African DNA Mapping Africa Through Genetics
Dr. Sarah Tishkoff is a professor of Genetics and Biology at the University of Pennsylvania studying Africa's genetics. The doctor and her team studied 121 African populations of hunter-gatherers, pastoralists, and farmers.
There is an extensive amount of ethnic diversity in Africa and genetic evidence is at the moment pointing to East Africa as the cradle of humanity.
In 1924 the Taung child a fossilized skull of a young child who lived about 2.8 million years ago in Taung, South Africa was discovered. Lucy at 3.2 million years old in November 1974 in the Afar region of Ethiopia was unearthed.
In 1987, three scientists announced in the journal Nature that they had found a common ancestor to us all, African Eve was a woman who lived in Africa 150,000 years ago.
The theory is all people alive today can trace some of their genetic heritage through their mothers back to this one woman. In 2008 another species of Australopithecus, A. sediba was discovered in South Africa, it lived around 2 million years ago.
Since 2001 Dr. Tishkoff studies observable characteristics of ethnically diverse Africans, such as shape, stature, size, color, and behavior that results from the interaction of its genetic makeup with the environment. Her studies hope to reveal African history and how genetic variation can show for example why humans have different susceptibility to disease.
Dr. Tishkoff genetic diversity research can shed light on modern-day diseases, such as diabetes and obesity. Africa also has a high prevalence of several infectious diseases including HIV, malaria, and TB, resulting in millions of deaths per year.
DNA samples from around 9,000 geographically and ethnically diverse Africans with distinct diets such as hunter-gatherers, pastoralists, and farmers were collected. Dr. Tishkoff and her team studied 121 African populations, four African American populations, and 60 non-African populations.

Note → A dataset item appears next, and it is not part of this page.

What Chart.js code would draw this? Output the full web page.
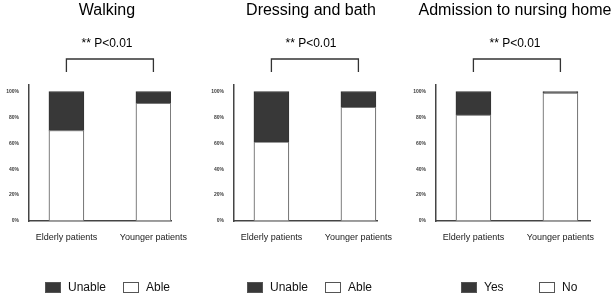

This suggests southern Khoisan originated in East Africa, according to Dr Tishkoff. Modern humans originated in Africa around 200,000 years ago and then spread across the rest of the globe within the past 100,000 years.
Modern humans have existed continuously in Africa longer than in any other geographic region and have maintained relatively large effective population sizes, resulting in high levels of within-population genetic diversity.